There is a mountain of great advice and detailed checklists for buying, selling and shorting stocks. Some of my favourite quotes are as follows:
-"The mutual fund industry constantly trumpets from the rooftops the merits for the long term...However the benefits...diminish significantly when capital is constantly eroded by transaction costs and withdrawals to pay capital gains tax...Dickens observed that 'the business of lawyers is making business for lawyers.' Things do not change. The investment business is not immune to mutual back-scratching at the expense of the public...There is no doubt that the rapid turnover of stocks is one reason why so few funds come close even to equaling the performance of the stock indexes."
-"Never put a large amount of money into stocks all at once."
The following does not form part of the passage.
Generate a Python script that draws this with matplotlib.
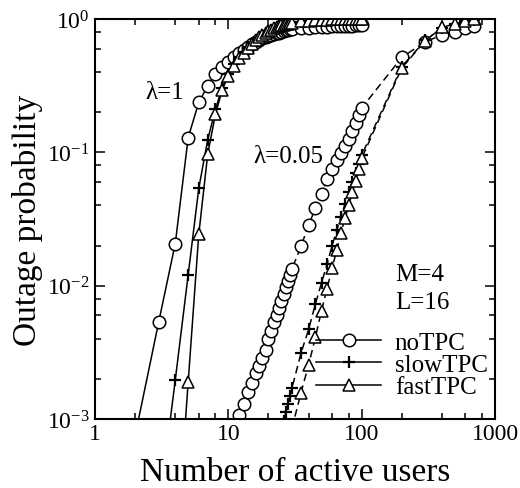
import matplotlib
matplotlib.use("Agg")
from matplotlib import pyplot as plt
from matplotlib import ticker
from matplotlib.lines import Line2D

plt.rcParams['font.family'] = ['Liberation Serif', 'DejaVu Serif']
plt.rcParams['mathtext.fontset'] = 'custom'
plt.rcParams['mathtext.rm'] = 'Liberation Serif'
plt.rcParams['mathtext.it'] = 'Liberation Serif:italic'
plt.rcParams['mathtext.bf'] = 'Liberation Serif:bold'

# lambda = 1 (solid lines)
x_no_1 = list(range(2, 31)) + list(range(35, 101, 5))
y_no_1 = [7.5e-4, 5.3e-3, 0.0207, 0.129, 0.237, 0.315, 0.386, 0.433, 0.472,
          0.515, 0.555, 0.59, 0.62, 0.65, 0.675, 0.695, 0.715, 0.73, 0.745,
          0.76, 0.77, 0.78, 0.79, 0.80, 0.81, 0.82, 0.83, 0.835, 0.84,
          0.85, 0.86, 0.865, 0.87, 0.875, 0.88, 0.88, 0.885, 0.885, 0.89,
          0.89, 0.895, 0.895, 0.90]

x_slow_1 = list(range(3, 31)) + list(range(35, 101, 5))
y_slow_1 = [2.0e-4, 1.96e-3, 0.0121, 0.0536, 0.124, 0.21, 0.306, 0.39,
            0.46, 0.52, 0.57, 0.62, 0.66, 0.70, 0.73, 0.76, 0.79, 0.81,
            0.83, 0.85, 0.865, 0.88, 0.89, 0.90, 0.91, 0.92, 0.93, 0.935,
            0.955, 0.965, 0.975, 0.98, 0.985, 0.988, 0.99, 0.992, 0.993,
            0.994, 0.995, 0.995, 0.996, 0.996]

x_fast_1 = list(range(4, 31)) + list(range(35, 101, 5))
y_fast_1 = [8.0e-5, 1.9e-3, 0.0242, 0.0966, 0.193, 0.294, 0.375, 0.446,
            0.51, 0.56, 0.61, 0.655, 0.695, 0.73, 0.76, 0.79, 0.81, 0.83,
            0.85, 0.87, 0.885, 0.895, 0.905, 0.915, 0.925, 0.935, 0.94,
            0.96, 0.97, 0.98, 0.985, 0.99, 0.992, 0.994, 0.995, 0.996,
            0.997, 0.997, 0.998, 0.998, 0.998]

# lambda = 0.05 (dashed lines)
x_no_005 = list(range(11, 31)) + list(range(35, 101, 5)) + list(range(200, 701, 100))
y_no_005 = [8.8e-4, 1.07e-3, 1.3e-3, 1.6e-3, 1.87e-3, 2.2e-3, 2.5e-3,
            2.85e-3, 3.3e-3, 4.0e-3, 4.6e-3, 5.3e-3, 6.0e-3, 6.8e-3,
            7.7e-3, 8.7e-3, 9.7e-3, 0.0108, 0.012, 0.0133,
            0.0197, 0.0283, 0.0384, 0.049, 0.0627, 0.0754, 0.0875, 0.0995,
            0.111, 0.125, 0.145, 0.165, 0.19, 0.215,
            0.515, 0.675, 0.758, 0.803, 0.851, 0.88]

x_slow_005 = list(range(26, 31)) + list(range(35, 101, 5)) + list(range(200, 701, 100))
y_slow_005 = [9.7e-4, 1.13e-3, 1.3e-3, 1.49e-3, 1.7e-3,
              3.1e-3, 4.7e-3, 7.3e-3, 0.0105, 0.0145, 0.02, 0.026, 0.033,
              0.041, 0.05, 0.06, 0.07, 0.082, 0.095,
              0.44, 0.69, 0.86, 0.925, 0.97, 0.99]

x_fast_005 = [30] + list(range(35, 101, 5)) + list(range(200, 701, 100))
y_fast_005 = [8.5e-4, 1.56e-3, 2.55e-3, 4.1e-3, 6.5e-3, 9.5e-3, 0.0135,
              0.0185, 0.025, 0.032, 0.04, 0.05, 0.061, 0.075, 0.09,
              0.43, 0.687, 0.866, 0.917, 0.97, 1.0]

W, H = 520, 489
fig = plt.figure(figsize=(W / 100, H / 100), dpi=100)
ax = fig.add_axes([95 / W, 69 / H, 400 / W, 400 / H])

lw = 1.1
circ = dict(marker='o', ms=9, mfc='white', mec='black', mew=1.1)
plus = dict(marker='+', ms=9, mec='black', mew=1.6)
tri = dict(marker='^', ms=8, mfc='white', mec='black', mew=1.1)
dash = (0, (5, 3))

ax.plot(x_no_1, y_no_1, color='black', lw=lw, **circ)
ax.plot(x_slow_1, y_slow_1, color='black', lw=lw, **plus)
ax.plot(x_fast_1, y_fast_1, color='black', lw=lw, **tri)

ax.plot(x_no_005, y_no_005, color='black', lw=lw, ls=dash, **circ)
ax.plot(x_slow_005, y_slow_005, color='black', lw=lw, ls=dash, **plus)
ax.plot(x_fast_005, y_fast_005, color='black', lw=lw, ls=dash, **tri)

ax.set_xscale('log')
ax.set_yscale('log')
ax.set_xlim(1, 1000)
ax.set_ylim(1e-3, 1)

ax.xaxis.set_major_locator(ticker.LogLocator(base=10, numticks=10))
ax.xaxis.set_minor_locator(ticker.LogLocator(base=10, subs=(2, 4, 6, 8), numticks=10))
ax.yaxis.set_major_locator(ticker.LogLocator(base=10, numticks=10))
ax.yaxis.set_minor_locator(ticker.LogLocator(base=10, subs=(2, 4, 6, 8), numticks=10))
ax.xaxis.set_major_formatter(ticker.FuncFormatter(lambda v, p: '%g' % v))
ax.xaxis.set_minor_formatter(ticker.NullFormatter())
ax.yaxis.set_minor_formatter(ticker.NullFormatter())

ax.tick_params(which='both', direction='in', top=True, right=True, width=1.1)
ax.tick_params(which='major', length=7.5, labelsize=17)
ax.tick_params(axis='x', which='major', pad=3)
ax.tick_params(axis='y', which='major', pad=4)
ax.tick_params(which='minor', length=4)
for s in ax.spines.values():
    s.set_linewidth(1.5)

ax.set_xlabel('Number of active users', fontsize=24)
ax.set_ylabel('Outage probability', fontsize=24)
ax.xaxis.set_label_coords(0.5, -0.095)
ax.yaxis.set_label_coords(-0.13, 0.5)

ax.text(0.125, 0.8175, 'λ=1', transform=ax.transAxes, fontsize=18, va='center')
ax.text(0.395, 0.6575, 'λ=0.05', transform=ax.transAxes, fontsize=18, va='center')
ax.text(0.75, 0.3625, 'M=4', transform=ax.transAxes, fontsize=18, va='center')
ax.text(0.75, 0.2925, 'L=16', transform=ax.transAxes, fontsize=18, va='center')

handles = [Line2D([], [], color='black', lw=lw, **circ),
           Line2D([], [], color='black', lw=lw, **plus),
           Line2D([], [], color='black', lw=lw, **tri)]
ax.legend(handles, ['noTPC', 'slowTPC', 'fastTPC'], loc='upper left',
          bbox_to_anchor=(0.5525, 0.22), frameon=False, fontsize=18,
          handlelength=2.6, handletextpad=0.55, labelspacing=0.0,
          borderpad=0, borderaxespad=0, numpoints=1)

fig.savefig('out.png', dpi=100)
-"Buy bonds for retirement when you are retired."
-"It is as important to know when to sell a stock, or when to sell it short, as when to buy it."
-"It is an absolute certainty that in the future there will be stock market declines similar to the one in 1987. Some will be more severe and some will last much longer." [Alexander's book was published in 1999 before the major bear market of 2000 -...]
-"During a general bear market put [ALL] your money into cash equivalents like Treasury Bills until the storm blows over...Contrary to popular belief, for all practical purposes there are no stocks to own when the general direction of the market is down."
-"There is certain to be a sell signal for every stock you ever own...Warren Buffett...has shown that the stated policy of the mutual fund industry ['buy and hold'] does in fact work...in a bull market"!
"The market is always right; you either make money or you lose it!"
-"It often happens that the stock that doubles once goes on to double again...the greatest stocks always look expensive."
-"Buy strength, not weakness!"
-"Do not buy many different stocks...Aimless diversification merely increases the liklihood of investing in fewer great stocks."
-"Always place an initial protective stop as soon as you buy a stock."
-"A Lindahl price rule and a double reversal price rule are particularly powerful indicators of the potential for a stock to make a substantial move."
-"You should never own a stock making a new 52 week low but you might well consider selling it short."
-"In a general bear market you should generally do nothing but sell short, if you are in the market at all."
-"The downside [in] writing options is [they are] a waste of time compared with owning stocks like Microsoft and Intel when stocks are really running."
The book has many more gems and concrete action plans. It is the most useful book for the public I have ever read. It should top Hillary Clinton's autobiography and Harry Potter, but, regrettably, it won't! People will continue to listen to their liars - their brokers, financial planners and mutual fund salespeople, regrettably. A few will read the book, and be wiser, and richer!
3 of 4 people found the following review helpful:
Getting better with age..., 2002-11-26
The indicators for buying into stocks on both the short and the long side are all standard metrics that are known to intermediate level investors -such as VIX, TRIN, chart patterns such as triangles, lower-low and higher high analysis. Alexander's contribution is to put them together in an action plan. Given this I fail to see why some use this book and obtain poor results. This book is not a substitute for Murphy, or Edwards and Magee, Bulkowski, Achelis or other pure TA books. It is a description of how to integrate TA to actually make trades.